There’s a story, and I can’t find the citation this morning, that a man had moved from Columbia to Spartanburg in the late 19th century, but was shortly thereafter seen on the streets of Columbia. When a friend inquired why he was back in the capital city, the man replied that to live in Spartanburg, one had to accept three things as fact, that Wofford College was the greatest educational institution since Oxford, that Dr. James Carlisle, Wofford’s president, was the greatest astronomer since Copernicus, and that Wofford professor Coke Smith was the greatest pulpit orator since Saint Paul. And he’d be darned if he could accept them all!

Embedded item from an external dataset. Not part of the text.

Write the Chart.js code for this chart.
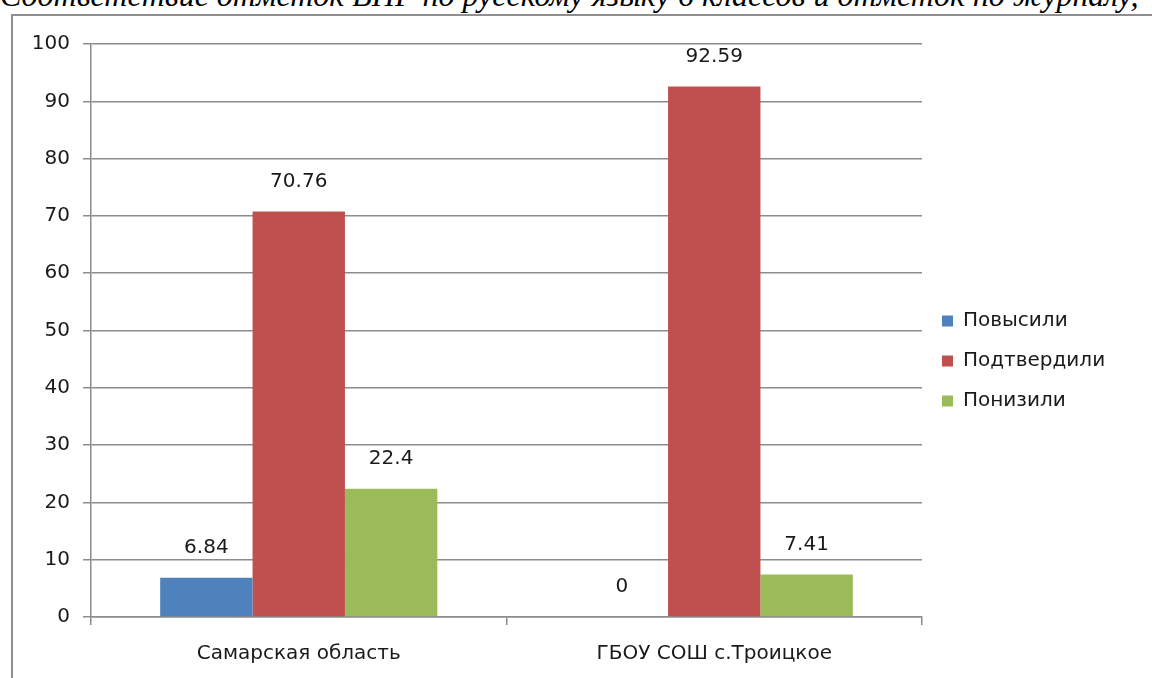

Alexander Coke Smith may not have been the greatest pulpit
orator since Paul, but he must have been pretty good, because within two years
of his graduation from Wofford, he had been assigned to Washington Street
Methodist Church in Columbia, which, despite its encounter with fire in 1865,
was arguably the most important Methodist pulpit in the most important city in
the Conference.
Born in Lynchburg, in Sumter County, in 1849, Coke Smith was the son of The Rev. William H. Smith, a member of the South Carolina Annual Conference. He studied at Wofford from 1868 to 1872, and after his graduation, he taught in the Reidville, SC high school for a term. He joined the South Carolina Conference in December 1872 and was appointed to the church in Cheraw. The next year, he was sent to Washington Street Church in Columbia, where he served for three years. This was quite a leap for someone who was so new in the ministry, for Washington Street was (and remains) a large and influential congregation. At the end of 1876, he was sent to Greenville, where he served Buncombe Street Church for four years. He then went to Trinity in Charleston, serving for three years, and at that point, he was made the presiding elder for the Columbia District. Before he had passed his 32nd birthday, he had been appointed to large churches in three of the state’s largest cities, and had met with success in each appointment.
In 1884, he was named to fill a vacancy on Wofford’s board of trustees, and in 1886, when Wofford professor William Wallace Duncan was elected a bishop, Smith was elected to fill his chair on the Wofford faculty. At the same time, the trustees voted to relieve Smith of the teaching obligations that came with being Professor of Mental and Moral Philosophy, the chair to which he had just been named, so that he might work on behalf of the college in the churches around the state. By the 1880s, it had become common for one of the faculty members to act as financial agent of the college, serving essentially as the college’s development officer. W. W. Duncan did this, as did Coke Smith, and later, John C. Kilgo. All three were effective in raising funds and promoting the college to Methodists in the state, and each man used his position to launch himself to an even higher position in the church hierarchy. Smith also served as the college’s treasurer, handling much of the institution’s business.
After four years at Wofford, Smith was elected one of the Methodist Episcopal Church, South’s missionary secretaries by the General Conference. He left that position quickly to take a professorship of practical theology at Vanderbilt’s divinity school. After two years, he moved back into the local church, but this time, in Virginia. He served in the Old Dominion until his election as a bishop in 1902. He actually came close to being elected in 1898, and in 1891 and 1901, he had attended the great ecumenical conferences. It's unfortunate that his time in the episcopacy was actually quite short, for he died in Asheville, NC in December 1906.